While there is some small portion of the population who are truly uninsured… who WANT insurance and CANNOT GET it because of a pre-existing condition… but MANY of those who are categorized as uninsured are:
– in between jobs and, as a result, don’t have insurance coverage TEMPORARILY. We have a very mobile work force and, at any given time, a large number of people are in transition. Statistically, these people get counted as “uninsured” but, in fact, obtain coverage once they enter the work force again. Is this a problem that needs a national health care problem to resolve? Of course not! Once again, how about making it more attractive for people to have a direct relationship with their insurance company, as described above, so they will retain their insurance company during the periods they are changing jobs?
– have simply decided not to pay for insurance. Many people, especially YOUNGER people, fall into this category. It is THEIR CHOICE not to bear the expense of health insurance. Undoubtedly, there is some portion of this group who feel they cannot afford it… choose to pay for rent or a car instead of insurance… but MANY in this group CAN AFFORD to pay, but just don’t want to! They decide it is a “better value” for them to buy cable TV, ipods, and other luxuries. Besides, most in this group are aware that, if they need medical care, they can simply go to a local publicly-funded hospital and get treatment… and not be forced to pay. These people have learned to “play the system”… to get something for nothing. Is the government going to FORCE EVERYONE to buy the “national insurance”? How does a national health insurance program address this aspect of the problem?
- RISING COSTS - there is no question that health care costs have increased, as have all costs of living, but at a higher rate. Some of this is due to the many advances in technology, diagnostic and treatment tools that help provide better and faster medical services (something we all want) but at a price. This would seem a normal progression of events, though. Almost all industries have seen big strides in this area.
One big part of those rising costs, however, revolves around the dramatic increase in legal activity: malpractice suits. Lawyers have learned there is “easy money” in the medical field! And empathetic courts have allowed this activity to not only continue, but to spiral out of control.

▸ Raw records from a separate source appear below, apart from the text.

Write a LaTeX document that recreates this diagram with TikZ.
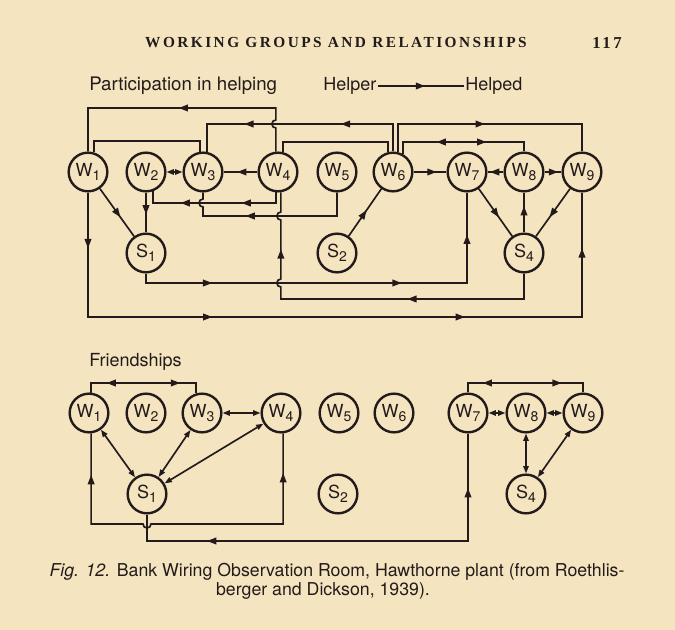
\documentclass[tikz,border=0pt]{standalone}
\usepackage{fontspec}
\setmainfont{TeX Gyre Heros}
\newfontfamily\headfont[LetterSpace=16]{Liberation Serif}
\usepackage{tikz}
\usetikzlibrary{arrows.meta,decorations.markings}

\definecolor{paper}{RGB}{244,229,192}
\definecolor{ink}{RGB}{35,27,27}
\newcommand{\lowidx}[1]{\raisebox{-0.45ex}{\fontsize{10.5}{10.5}\selectfont #1}}

\begin{document}
\begin{tikzpicture}[x=0.75pt,y=0.75pt,yscale=-1,xscale=1,
	man/.style={circle,draw=ink,text=ink,line width=1.8pt,minimum size=29pt,inner sep=0pt,font=\fontsize{13.5}{13.5}\selectfont},
	link/.style={draw=ink,line width=1.25pt},
	fwd/.style={postaction={decorate,decoration={markings,mark=at position #1 with {\arrow{Triangle[length=7pt,width=5pt]}}}}},
	bwd/.style={postaction={decorate,decoration={markings,mark=at position #1 with {\arrowreversed{Triangle[length=7pt,width=5pt]}}}}},
	mutual/.style={<->,>={Triangle[length=5.5pt,width=4pt]}},
	label/.style={text=ink,inner sep=0.75pt}]
				%set diagram to the page size
				\fill [paper] (0,0) rectangle (675,630);
				\useasboundingbox (0,0) rectangle (675,630);
				
				% Text Node
				\node [label,font=\headfont\bfseries\fontsize{11.5}{11.5}\selectfont] (head) at (336,43) {WORKING GROUPS AND RELATIONSHIPS};
				% Text Node
				\node [label,font=\headfont\bfseries\fontsize{12.5}{12.5}\selectfont] (page) at (607,43) {117};
				% Text Node
				\node [label,anchor=west,font=\fontsize{14}{14}\selectfont] (help) at (88,86) {Participation in helping};
				% Text Node
				\node [label,anchor=west,font=\fontsize{13.5}{13.5}\selectfont] (helper) at (322,86) {Helper};
				% Text Node
				\node [label,anchor=west,font=\fontsize{13.5}{13.5}\selectfont] (helped) at (464,86) {Helped};
				% Text Node
				\node [label,anchor=west,font=\fontsize{13.5}{13.5}\selectfont] (friend) at (88,362) {Friendships};
				%Straight Lines: legend
				\draw [link,fwd=0.55] (helper) -- (helped);
				
				%Shape: Circle -- helping
				\node [man] (w1) at (88,172) {W\lowidx{1}};
				\node [man] (w2) at (146,172) {W\lowidx{2}};
				\node [man] (w3) at (203,172) {W\lowidx{3}};
				\node [man] (w4) at (278,172) {W\lowidx{4}};
				\node [man] (w5) at (337,172) {W\lowidx{5}};
				\node [man] (w6) at (393,172) {W\lowidx{6}};
				\node [man] (w7) at (467,172) {W\lowidx{7}};
				\node [man] (w8) at (524,172) {W\lowidx{8}};
				\node [man] (w9) at (582,172) {W\lowidx{9}};
				\node [man] (s1) at (146,253) {S\lowidx{1}};
				\node [man] (s2) at (337,253) {S\lowidx{2}};
				\node [man] (s4) at (524,253) {S\lowidx{4}};
				
				%Straight Lines -- helping, over the top
				\draw [link,fwd=0.52] (w4.96) -- (w4.96 |- 0,128) arc[start angle=90,end angle=270,radius=4] |- (w1.north |- 0,108) -- (w1.north);
				\draw [link] (w1.73) |- (w3.98 |- 0,141) -- (w3.98);
				\draw [link,fwd=0.33,fwd=0.73] (w6.north) |- (w3.79 |- 0,124) -- (w3.79);
				\draw [link,fwd=0.48] (w6.76) |- (w9.north |- 0,124) -- (w9.north);
				\draw [link,bwd=0.32,fwd=0.67] (w6.61) |- (w8.north |- 0,142) -- (w8.north);
				\draw [link] (w4.76) |- (w6.104 |- 0,142) -- (w6.104);
				%Straight Lines -- helping, in the row
				\draw [link,fwd=0.6] (w4) -- (w3);
				\draw [link,mutual] (w2) -- (w3);
				\draw [link,fwd=0.7] (w6) -- (w7);
				\draw [link,fwd=0.85] (w8) -- (w7);
				\draw [link,fwd=0.8] (w8) -- (w9);
				%Straight Lines -- helping, to and from the inspectors
				\draw [link,fwd=0.6] (w1) -- (s1);
				\draw [link,fwd=0.55] (w2) -- (s1);
				\draw [link,fwd=0.55] (s2) -- (w6);
				\draw [link,fwd=0.6] (w7) -- (s4);
				\draw [link,fwd=0.66] (s4) -- (w8);
				\draw [link,fwd=0.6] (w9) -- (s4);
				%Straight Lines -- helping, underneath
				\draw [link,fwd=0.31,fwd=0.73] (w4.264) |- (w2.290 |- 0,203) -- (w2.290);
				\draw [link,fwd=0.62] (w5.south) |- (w3.south |- 0,216) -- (w3.south |- 0,207) arc[start angle=90,end angle=270,radius=4] -- (w3.south);
				\draw [link,fwd=0.37,fwd=0.84] (s4.south) |- (w4.278 |- 0,299) -- (w4.278 |- 0,287) arc[start angle=90,end angle=270,radius=4] -- (w4.278 |- 0,220) arc[start angle=90,end angle=270,radius=4] -- (w4.278);
				\draw [link,fwd=0.18,fwd=0.63,fwd=0.9] (s1.south) |- (w7.south |- 0,283) -- (w7.south);
				\draw [link,fwd=0.075,fwd=0.335,fwd=0.675,fwd=0.925] (w1.south) |- (w9.south |- 0,317) -- (w9.south);
				
				%Shape: Circle -- friendships
				\node [man] (fw1) at (89,413) {W\lowidx{1}};
				\node [man] (fw2) at (146,413) {W\lowidx{2}};
				\node [man] (fw3) at (202,413) {W\lowidx{3}};
				\node [man] (fw4) at (281,413) {W\lowidx{4}};
				\node [man] (fw5) at (339,413) {W\lowidx{5}};
				\node [man] (fw6) at (394,413) {W\lowidx{6}};
				\node [man] (fw7) at (468,413) {W\lowidx{7}};
				\node [man] (fw8) at (526,413) {W\lowidx{8}};
				\node [man] (fw9) at (583,413) {W\lowidx{9}};
				\node [man] (fs1) at (147,494) {S\lowidx{1}};
				\node [man] (fs2) at (338,494) {S\lowidx{2}};
				\node [man] (fs4) at (526,494) {S\lowidx{4}};
				
				%Straight Lines -- friendships
				\draw [link,bwd=0.2,fwd=0.79] (fw1.84) |- (fw3.107 |- 0,383) -- (fw3.107);
				\draw [link,mutual] (fw3) -- (fw4);
				\draw [link,mutual] (fw1) -- (fs1);
				\draw [link,mutual] (fw3) -- (fs1);
				\draw [link,mutual] (fw4) -- (fs1);
				\draw [link,bwd=0.11,fwd=0.895] (fw1.276) |- (143,524) arc[start angle=180,end angle=0,radius=4] -| (fw4.276);
				\draw [link,bwd=0.19,fwd=0.88] (fs1.south) |- (fw7.south |- 0,541) -- (fw7.south);
				\draw [link,bwd=0.18,fwd=0.77] (fw7.north) |- (fw9.north |- 0,383) -- (fw9.north);
				\draw [link,mutual] (fw7) -- (fw8);
				\draw [link,mutual] (fw8) -- (fw9);
				\draw [link,mutual] (fw8) -- (fs4);
				\draw [link,mutual] (fw9) -- (fs4);
				
				% Text Node
				\node [label,font=\fontsize{13.3}{15}\selectfont] (cap1) at (337,572) {\textit{Fig. 12.} Bank Wiring Observation Room, Hawthorne plant (from Roethlis-};
				% Text Node
				\node [label,font=\fontsize{13.3}{15}\selectfont] (cap2) at (323,591) {berger and Dickson, 1939).};
\end{tikzpicture}
\end{document}
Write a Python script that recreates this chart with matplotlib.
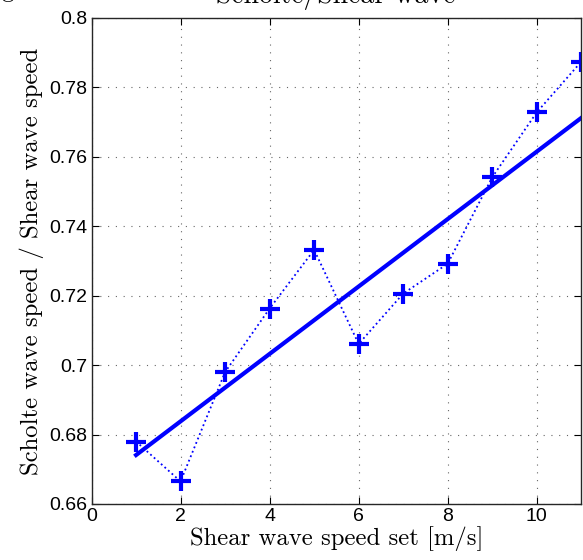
import numpy as np
import matplotlib.pyplot as plt
from matplotlib.ticker import FuncFormatter

# measured speed ratio per shear wave speed set
speed_set = [1, 2, 3, 4, 5, 6, 7, 8, 9, 10, 11]
ratio = [0.678, 0.6665, 0.698, 0.7163, 0.7332, 0.7061, 0.7206, 0.7292, 0.7541, 0.7728, 0.7874]

# linear fit drawn in the figure (end points)
fit_x = [1, 11]
fit_y = [0.6741, 0.7712]

x_ticks = [0, 2, 4, 6, 8, 10]
y_ticks = [0.66, 0.68, 0.70, 0.72, 0.74, 0.76, 0.78, 0.80]

plt.rcParams['font.family'] = ['Liberation Sans', 'DejaVu Sans']

fig = plt.figure(figsize=(5.83, 5.60), dpi=100)
ax = fig.add_axes([0.157, 0.1, 0.84, 0.868])

ax.plot(speed_set, ratio, color='b', linestyle=':', linewidth=1.3,
        marker='+', markersize=14, markeredgewidth=3)
ax.plot(fit_x, fit_y, color='b', linewidth=3)

ax.set_xlim(0, 11)
ax.set_ylim(0.66, 0.8)
ax.set_xticks(x_ticks)
ax.set_yticks(y_ticks)
ax.yaxis.set_major_formatter(FuncFormatter(lambda v, p: '%g' % round(v, 2)))
ax.tick_params(direction='in', top=True, right=True, length=5, labelsize=14, pad=3)
ax.grid(True, linestyle=(0, (1, 6)), color='0.4', linewidth=0.8)
for s in ax.spines.values():
    s.set_linewidth(1.0)
    s.set_color('0.15')

ax.set_xlabel('Shear wave speed set [m/s]', family='cmr10', fontsize=17.8, labelpad=1)
ax.set_ylabel('Scholte wave speed / Shear wave speed', family='cmr10', fontsize=17.8, labelpad=4)

fig.text(0.575, 1 - 2.5 / 560, 'Scholte/Shear wave', family='cmr10', fontsize=20,
         ha='center', va='baseline')
fig.text(0.003, 1 + 3 / 560, 'g', family='cmr10', fontsize=17.8, ha='left', va='baseline')

fig.savefig('out.png', dpi=100)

In addition, doctors now routinely order unnecessary tests and treatments as a defensive measure to try to keep lawyers from being able to point out some deficiency in their handling of a patient’s problems.
The government needs to seriously eliminate these abuses and, while we get lip service from Congress, there has been no serious effort toward tort reform. Will nationalized health care address this issue? I think not… and it has every likelihood of being the foundation for even greater abuse if the government might be the ultimate payer of big judgments.
There ARE other aspects of this issue, of course, but these are some of the major ones. I conclude that the nationalized health care ideas being discussed today do not really focus on some of the fundamental issues and, as a result, will fail to resolve anything. Instead, a huge government bureaucracy will be created, expenses will continue to rise, the system will be ripe for abuse and fraud, the true problems will persist, and politicians will have more power over our daily lives.
Politicians are just performing like magicians again, making us look at one direction while purposely manipulating things in the other. For the very few in our country who might come out ahead under proposed programs, the vast majority of us will pay a greater price in terms of money, quality of service, government control, and individual freedom.
Can you think of any DEFINITIVE examples supported by comprehensive, non-political analyses demonstrating the case that government, without a doubt, can deliver consumer services more efficiently than the private sector?
No rhetoric, no baseless claims. Facts.